Oppure Achille Occhetto, segretario del Pc, qualche anno fa affermò liberamente di essere andato con le prostitute (era una puntata delle Iene andata in onda su Italia 1). Ma questo è normale per i guru del pensiero libero, è libertà sessuale, guai se i bacchettoni filocattolici osassero aprire bocca!  Non era mica il Presidente del Consiglio! Ma mi chiedo: se lo fosse diventato? Se a seguito di mosse parlamentari avessero creato un governo tecnico (eravamo ancora nella Prima Repubblica del resto!), la redazione di Repubblica avrebbe mai scandagliato la vita sessuale di Occhetto per ravvisarne simili immoralità! Per carità, mi viene da ridere solo a pensarlo! Quella è libertà allo stato puro, è la dimostrazione del falso mito della castità e della famiglia felice! Oppure Occhetto pensò: "Se divento Presidente del Consiglio inizio a fare il bravo ragazzo"? Continuo con l'ironia, che ora mi va a genio. 

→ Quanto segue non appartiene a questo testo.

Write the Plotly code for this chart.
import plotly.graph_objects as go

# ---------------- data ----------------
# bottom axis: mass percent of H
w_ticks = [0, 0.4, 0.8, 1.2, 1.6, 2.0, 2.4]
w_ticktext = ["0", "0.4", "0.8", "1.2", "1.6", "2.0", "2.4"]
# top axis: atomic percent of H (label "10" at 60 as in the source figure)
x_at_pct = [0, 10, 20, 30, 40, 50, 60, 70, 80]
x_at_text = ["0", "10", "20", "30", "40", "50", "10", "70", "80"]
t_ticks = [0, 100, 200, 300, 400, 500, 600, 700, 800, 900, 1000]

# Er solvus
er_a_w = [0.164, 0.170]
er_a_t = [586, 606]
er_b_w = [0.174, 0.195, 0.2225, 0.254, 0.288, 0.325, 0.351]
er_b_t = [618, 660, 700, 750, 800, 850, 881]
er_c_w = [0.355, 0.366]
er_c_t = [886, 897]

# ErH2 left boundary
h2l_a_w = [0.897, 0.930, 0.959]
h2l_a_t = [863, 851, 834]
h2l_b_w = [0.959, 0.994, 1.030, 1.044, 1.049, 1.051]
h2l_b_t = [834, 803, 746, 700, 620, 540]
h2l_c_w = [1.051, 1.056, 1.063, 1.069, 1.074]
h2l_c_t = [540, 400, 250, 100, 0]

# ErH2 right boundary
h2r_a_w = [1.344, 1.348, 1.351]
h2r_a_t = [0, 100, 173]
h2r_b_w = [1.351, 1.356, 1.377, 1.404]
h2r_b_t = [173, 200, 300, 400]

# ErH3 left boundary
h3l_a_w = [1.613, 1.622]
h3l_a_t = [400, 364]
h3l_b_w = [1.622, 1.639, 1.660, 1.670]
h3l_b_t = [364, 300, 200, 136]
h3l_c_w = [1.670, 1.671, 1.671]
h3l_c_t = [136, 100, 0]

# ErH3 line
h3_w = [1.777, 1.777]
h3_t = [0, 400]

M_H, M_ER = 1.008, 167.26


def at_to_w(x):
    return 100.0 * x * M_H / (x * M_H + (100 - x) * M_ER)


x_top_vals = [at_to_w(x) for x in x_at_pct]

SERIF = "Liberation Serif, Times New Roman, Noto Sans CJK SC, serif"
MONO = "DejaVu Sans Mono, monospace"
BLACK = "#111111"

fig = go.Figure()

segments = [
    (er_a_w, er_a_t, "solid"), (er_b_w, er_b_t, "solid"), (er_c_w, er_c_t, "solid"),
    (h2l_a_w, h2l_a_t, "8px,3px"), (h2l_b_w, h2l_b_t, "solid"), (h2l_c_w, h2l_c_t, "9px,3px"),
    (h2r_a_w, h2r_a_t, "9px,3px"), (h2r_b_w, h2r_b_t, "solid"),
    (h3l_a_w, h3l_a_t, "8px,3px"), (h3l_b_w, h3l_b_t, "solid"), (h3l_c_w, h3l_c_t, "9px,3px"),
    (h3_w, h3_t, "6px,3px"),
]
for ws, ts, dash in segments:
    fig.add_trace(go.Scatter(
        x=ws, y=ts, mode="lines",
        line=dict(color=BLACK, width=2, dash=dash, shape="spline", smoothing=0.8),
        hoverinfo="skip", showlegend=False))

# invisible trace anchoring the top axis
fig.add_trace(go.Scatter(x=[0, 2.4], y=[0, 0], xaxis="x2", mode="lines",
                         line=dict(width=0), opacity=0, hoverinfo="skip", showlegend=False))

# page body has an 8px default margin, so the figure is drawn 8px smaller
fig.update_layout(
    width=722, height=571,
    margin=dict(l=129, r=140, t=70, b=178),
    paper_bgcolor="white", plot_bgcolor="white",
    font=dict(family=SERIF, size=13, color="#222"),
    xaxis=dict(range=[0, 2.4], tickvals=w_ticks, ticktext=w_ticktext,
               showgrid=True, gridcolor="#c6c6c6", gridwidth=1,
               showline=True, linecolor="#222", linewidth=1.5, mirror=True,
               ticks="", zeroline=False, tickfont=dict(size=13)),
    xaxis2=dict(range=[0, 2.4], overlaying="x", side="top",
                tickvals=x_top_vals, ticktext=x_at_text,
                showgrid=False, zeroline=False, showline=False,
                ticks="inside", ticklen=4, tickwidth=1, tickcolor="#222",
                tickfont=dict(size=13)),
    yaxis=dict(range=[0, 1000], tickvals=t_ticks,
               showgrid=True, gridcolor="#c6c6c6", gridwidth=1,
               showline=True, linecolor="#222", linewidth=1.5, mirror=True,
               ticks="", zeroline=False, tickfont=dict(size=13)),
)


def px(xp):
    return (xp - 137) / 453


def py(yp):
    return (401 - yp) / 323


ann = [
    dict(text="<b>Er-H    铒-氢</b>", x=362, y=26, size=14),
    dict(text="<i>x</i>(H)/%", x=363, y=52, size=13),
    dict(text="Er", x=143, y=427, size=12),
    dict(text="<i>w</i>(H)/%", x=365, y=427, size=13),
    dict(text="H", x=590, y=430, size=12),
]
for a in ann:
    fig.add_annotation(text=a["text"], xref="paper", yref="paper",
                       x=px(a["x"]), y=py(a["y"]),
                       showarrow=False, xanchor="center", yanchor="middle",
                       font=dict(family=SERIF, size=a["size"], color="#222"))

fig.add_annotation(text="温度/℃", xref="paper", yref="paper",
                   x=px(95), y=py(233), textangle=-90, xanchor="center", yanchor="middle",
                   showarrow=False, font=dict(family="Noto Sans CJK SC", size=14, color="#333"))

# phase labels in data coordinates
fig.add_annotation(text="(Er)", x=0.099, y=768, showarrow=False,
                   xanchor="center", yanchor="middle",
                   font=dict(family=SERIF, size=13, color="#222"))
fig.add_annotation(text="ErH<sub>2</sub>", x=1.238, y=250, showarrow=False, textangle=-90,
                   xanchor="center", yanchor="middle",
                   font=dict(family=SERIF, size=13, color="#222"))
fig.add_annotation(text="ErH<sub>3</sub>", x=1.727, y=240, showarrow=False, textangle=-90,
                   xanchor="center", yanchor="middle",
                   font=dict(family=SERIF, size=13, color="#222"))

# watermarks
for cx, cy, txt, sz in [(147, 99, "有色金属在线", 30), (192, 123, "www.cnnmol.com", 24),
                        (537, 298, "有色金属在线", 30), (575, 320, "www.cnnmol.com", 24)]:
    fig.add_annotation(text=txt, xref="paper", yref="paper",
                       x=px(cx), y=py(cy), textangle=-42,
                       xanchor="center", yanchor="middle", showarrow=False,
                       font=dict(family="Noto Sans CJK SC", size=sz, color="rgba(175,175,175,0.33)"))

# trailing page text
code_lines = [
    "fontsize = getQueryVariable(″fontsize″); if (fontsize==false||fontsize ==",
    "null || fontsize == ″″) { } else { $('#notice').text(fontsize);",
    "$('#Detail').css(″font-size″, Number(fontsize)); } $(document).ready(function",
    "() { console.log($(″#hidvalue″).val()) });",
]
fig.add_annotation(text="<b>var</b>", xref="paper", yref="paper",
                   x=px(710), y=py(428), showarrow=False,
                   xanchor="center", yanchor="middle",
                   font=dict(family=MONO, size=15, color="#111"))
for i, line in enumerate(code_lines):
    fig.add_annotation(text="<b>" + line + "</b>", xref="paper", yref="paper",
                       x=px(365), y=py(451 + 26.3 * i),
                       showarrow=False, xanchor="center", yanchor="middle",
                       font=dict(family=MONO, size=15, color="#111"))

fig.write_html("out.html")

Non hanno le stesse responsabilità e ruoli del Presidente del Consiglio, non lo nego, ma un valore morale e civile è tale in sé, non a seconda dell'importanza o della visibilità di chi lo disattende. E non possiamo farci caso a fasi alterne, quando ci conviene! Doppiopesismo? Penso di sì.

 Non è un tentativo di assolvere l'attuale Primo Ministro, il mio, beninteso. Non lo gradisco né lo preferisco. Per quanto mi riguarda il mio voto sta tutt'ora all'opposizione! Le mie sono valutazioni sulla forma, sui termini della questione, non certo sul merito. Un'intera corrente politica ed ideologica, con annessi giornalisti ed intellettuali - da sostenitrice del sesso libero, dell'emancipazione sessuale di omo ed eterosessuali - diventa improvvisamente puritana e bacchettona! Ditemi voi se poi Berlusconi non è capace di fare miracoli!

"Ma che c'entra: Berlusconi è un dittatore perché ha le televisioni! Il posto di Rete 4 toccava a Europa 7", sosterrebbe un verace radical-chic! E perché il buon ministro Gentiloni che era al governo nel 2006 non ha fatto nulla per togliere legalmente di mezzo Rete 4 e metterci, giustamente , Europa 7? E' un mistero insoluto.